2. Relevant equations

net force = 0 --> equilibrium; net force = ma

3. The attempt at a solution
I've come to the conclusion that the difference between newton's first law and second law is acceleration:

Newton's first law:
absence of acceleration

Newton's second law:
presence of acceleration

I was wondering if it would be safe to say:

"A particle not accelerating in an inertial frame of reference implies that the net force acting on the particle is zero"

(after all, if it is not accelerating, wouldn't that automatically imply that the particle is a rest or moving at a constant velocity?)
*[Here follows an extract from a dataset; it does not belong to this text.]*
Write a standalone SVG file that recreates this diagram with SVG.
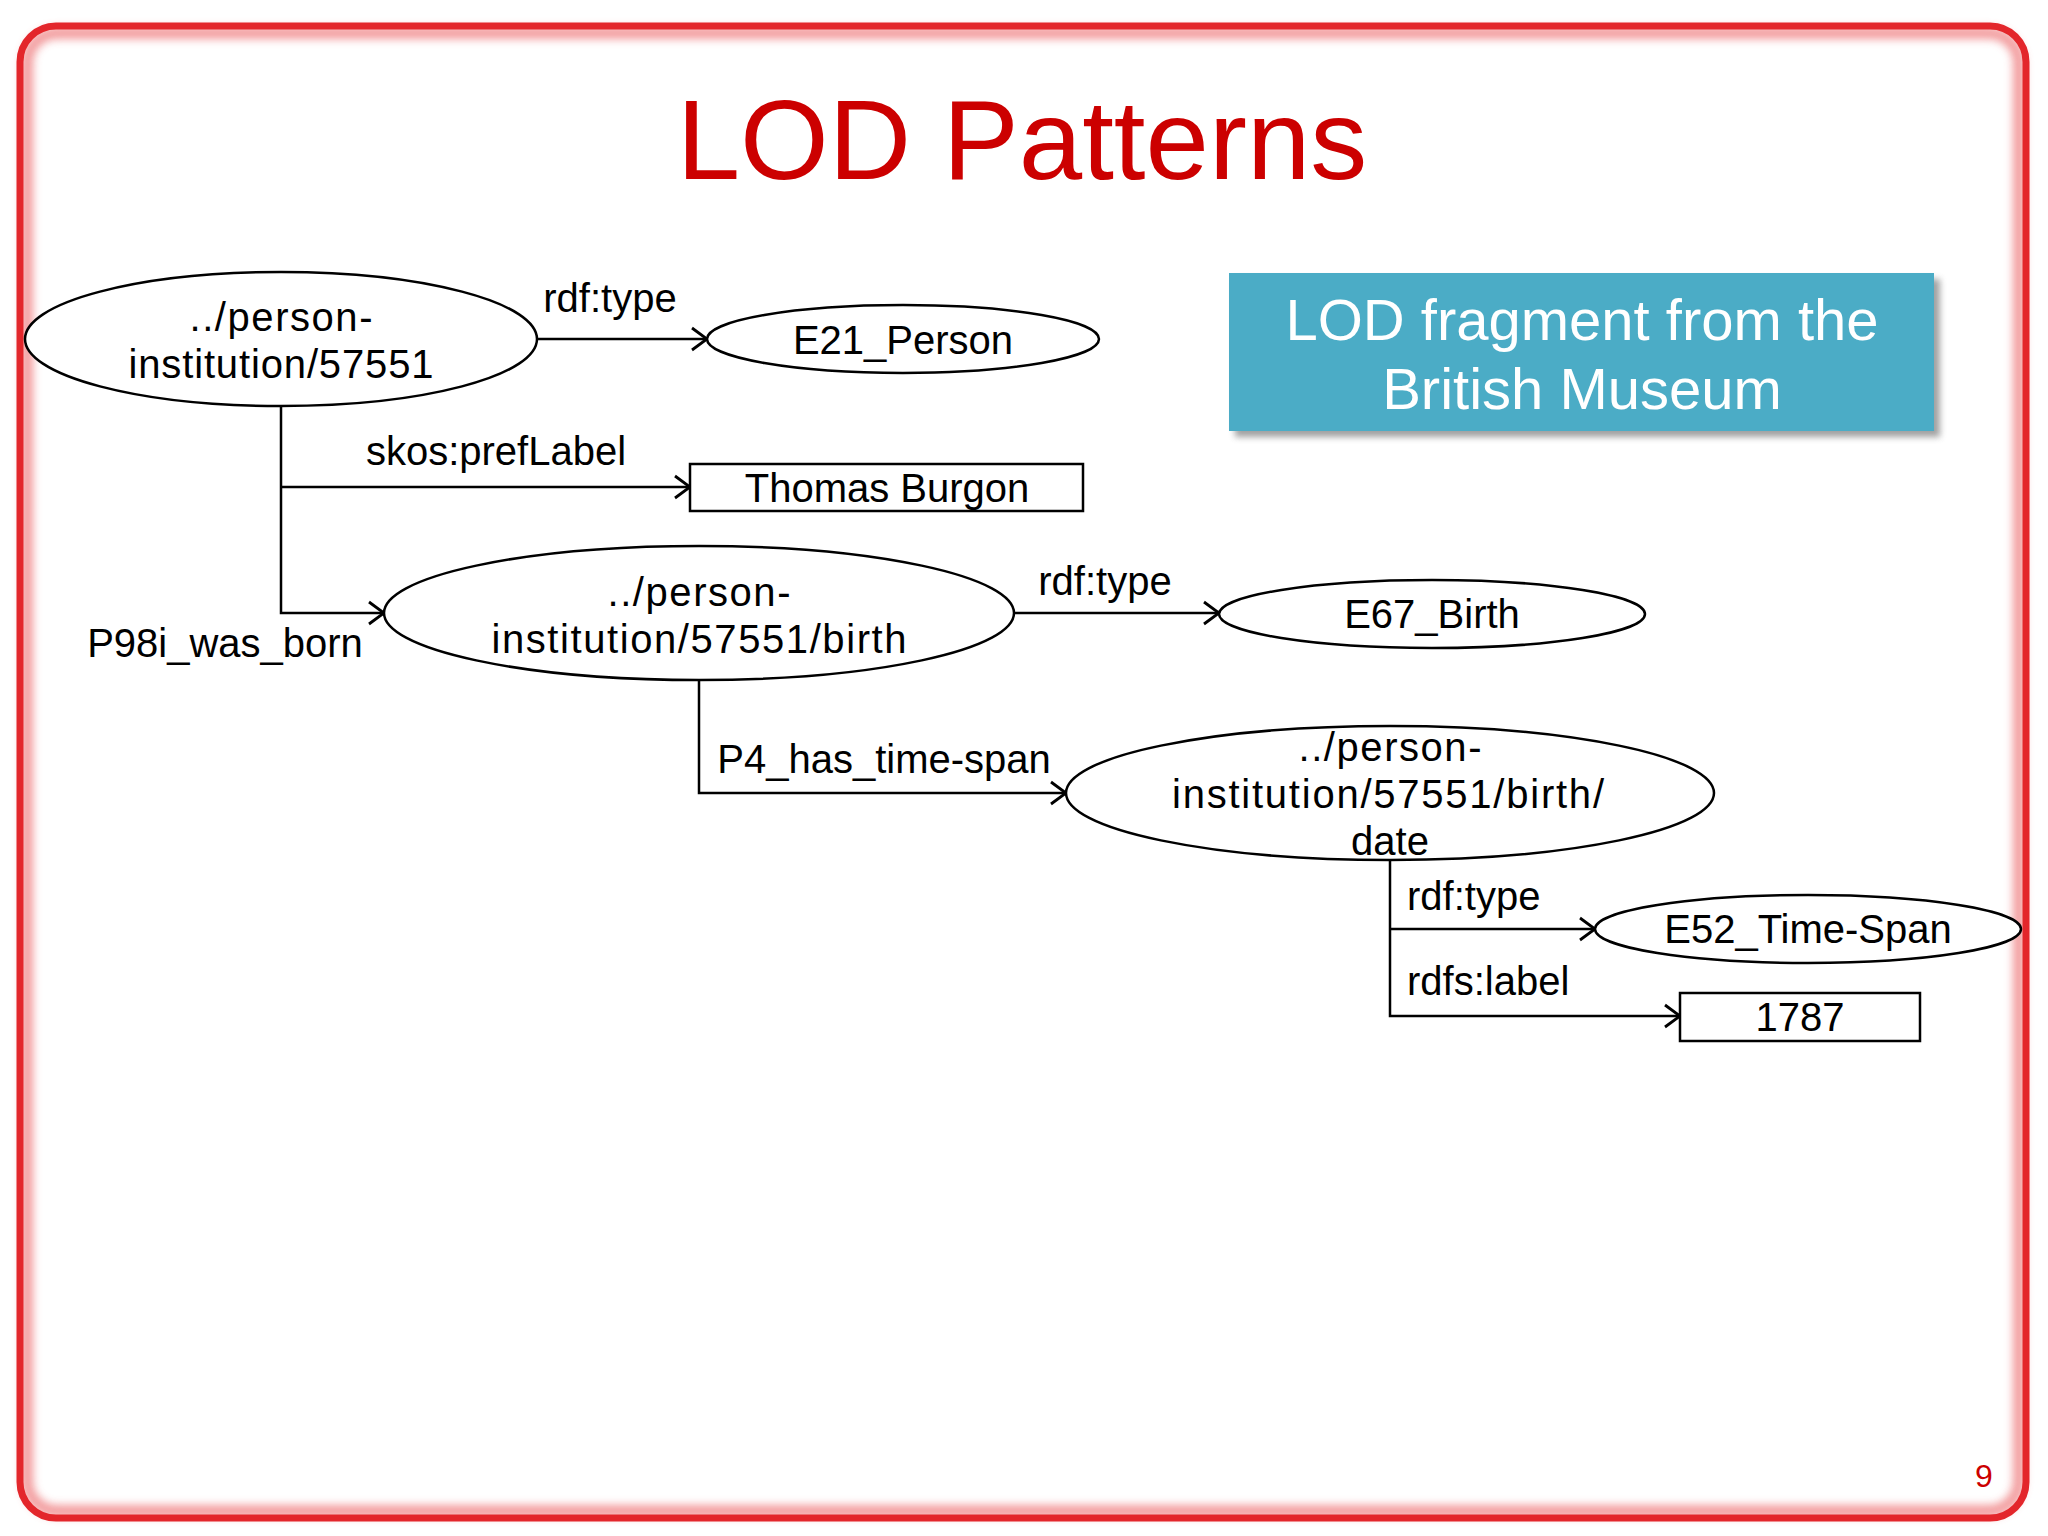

Instead of what the book more or less says:
"A particle at rest or moving at a constant velocity in an inertial frame of reference implies that the sum of the forces acting on the particle is zero"

2. Nov 19, 2008

### PhanthomJay

That's right, both statements are correct. Newton's first law is just a special case of his 2nd, when a=0. A particle at rest or moving with constant velocity, will remain at rest or moving with constant velocity, unless acted on by a net unbalanced force (Newton 1). If a net unbalnced force acts on a particle,it will accelerate in the direction of the unbalanced force (Newton2: Net Force = rate of change of momentum, or f=ma for constant mass).

3. Nov 20, 2008

### alpha372

Thank you. I like how you pointed out that Net Force = rate of change of momentum, or f=ma for constant mass, I didn't know about the "Net Force = rate of change of momentum" equation.

4. Nov 20, 2008

### alpha372

oh, it has been awhile since I've been in a calc class.

Does, "rate of change of momentum" mean the derivative of momentum?

5. Nov 20, 2008

### PhanthomJay

It's been awhile for me, too! Yes, it's the first derivative of the momentum with respect to time. Newton 2 may be written as $$F_{net} = d(mv)/dt$$. When mass is constant, this boils down to $$F_{net} = m(dv/dt)$$, and since dv/dt =a, then $$F_{net} = ma$$. When mass is not constant (like in rocket propulsion problems where the rocket is burning off fuel), you've got to use the more general equation.